The process is always the same: If I have a URL for a company I visit the website right away, otherwise I use bing to look for a web address (Google seems to dislike being used automatically). On the website I look for a link to an imprint and links to pages that could indicate some area of activity, I navigate to these links and look for catchphrases that I specified beforehand. Everything is running synchronously, I wait for the browser to trigger its DocumentCompleted
event everytime.
An example:
//I navigate to bing looking for my company's name and postal code
Variables.browser.Navigate("https://www.bing.com/search?q=" + c.Name.Replace(" ", "+") + "+" + c.Zip.Replace(" ", "+"));
//I wait for the browser to finish loading. The Navigating event sets BrowserIsReady to false and the DocumentCompleted event sets it to true
do
{
f.Application.DoEvents();
} while (!Variables.BrowserIsReady);
HtmlDocument browserDoc = new HtmlDocument();
browserDoc.LoadHtml(Variables.browser.Document.Body.OuterHtml);
//I select the relevant node in the document
HtmlNode sidebarNode = browserDoc.DocumentNode.SelectSingleNode("//div[contains(concat(\" \", normalize-space(@class), \" \"), \" b_entityTP \")]");
if (sidebarNode != null)
{
Variables.logger.Log("Found readable sidebar. Loading data...");
string lookedUpName, lookedUpStreet, lookedUpCity, lookedUpZip, lookedUpPhone, lookedUpWebsite;
HtmlNode infoNode = sidebarNode.SelectSingleNode("//div[contains(concat(\" \", normalize-space(@class), \" \"), \" b_subModule \")]");
HtmlNode nameNode = infoNode.SelectSingleNode("//div[contains(concat(\" \", normalize-space(@class), \" \"), \" b_feedbackComponent \")]");
if (nameNode != null)
{
string[] dataFacts = nameNode.GetAttributeValue("data-facts", "").Replace("{\"", "").Replace("\"}", "").Split(new string[] { "\",\"" }, StringSplitOptions.None);
foreach (string dataFact in dataFacts)
{
//... abbreviated
}
}
//And at the end of every call to a node object I set it back to null
nameNode = null;
}
My geckofx is not allowed to write cache to memory or to load images from websites, which I set by using
GeckoPreferences.Default["browser.cache.memory.enabled"] = false;
GeckoPreferences.Default["permissions.default.image"] = 2;
before creating my GeckoWebBrowser instance.
After every scraped website I call
//CookieMan is used as a global variable so I don't have to recreate it every time.
private static nsICookieManager CookieMan;
//...
CookieMan = Xpcom.GetService<nsICookieManager>("@mozilla.org/cookiemanager;1");
CookieMan = Xpcom.QueryInterface<nsICookieManager>(CookieMan);
CookieMan.RemoveAll();
Gecko.Cache.ImageCache.ClearCache(true);
Gecko.Cache.ImageCache.ClearCache(false);
Xpcom.GetService<nsIMemory>("@mozilla.org/xpcom/memory-service;1").HeapMinimize(true);
to delete cookies, image cache (which I'm not sure is even created) and to minimize Xulrunners memory usage.
Nevertheless, after starting quite nicely with an approximate runtime of 2-3 seconds per record and comfortable 200-300mb memory usage, both quickly blow up to 16-17 seconds per record and over 2gb of used memory for my crawler alone after 1 hour.
I tried forcing garbage collection with GC.Collect();
(which I know, you're not supposed to do) and even recycling the entire browser object by stopping, disposing and recreating it to try and get rid of unused junk in the memory, but to no avail.
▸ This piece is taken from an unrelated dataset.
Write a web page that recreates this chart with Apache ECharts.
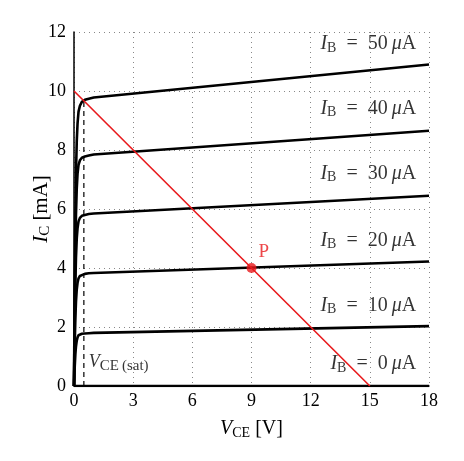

I was also trying to shut down the Xulrunner and starting it again, but Xpcom.Shutdown()
seems to stop the entire app, so I wasn't able to do that.
I'm pretty much out of ideas at this point and would very much appreciate new hints to approaches I haven't yet taken.
Have you tried using recycled AppDomains?
AppDomain workerAppDomain = AppDomain.CreateDomain("WorkerAppDomain");
workerAppDomain.SetData("URL", "https://stackoverflow.com");
workerAppDomain.DoCallBack(() =>
{
var url = (string)AppDomain.CurrentDomain.GetData("URL");
Console.WriteLine($"Scraping {url}");
var webClient = new WebClient();
var content = webClient.DownloadString(url);
AppDomain.CurrentDomain.SetData("OUTPUT", content.Length);
});
int contentLength = (int)workerAppDomain.GetData("OUTPUT");
AppDomain.Unload(workerAppDomain);
Console.WriteLine($"ContentLength: {contentLength:#,0}");
Output:
Scraping https://stackoverflow.com
ContentLength: 262.013
The data you pass between the main AppDomain and the worker AppDomain must be serializable.
Update: The most clean solution should be to use separate processes though. This would guarantee that the leakage can be cleaned up reliably.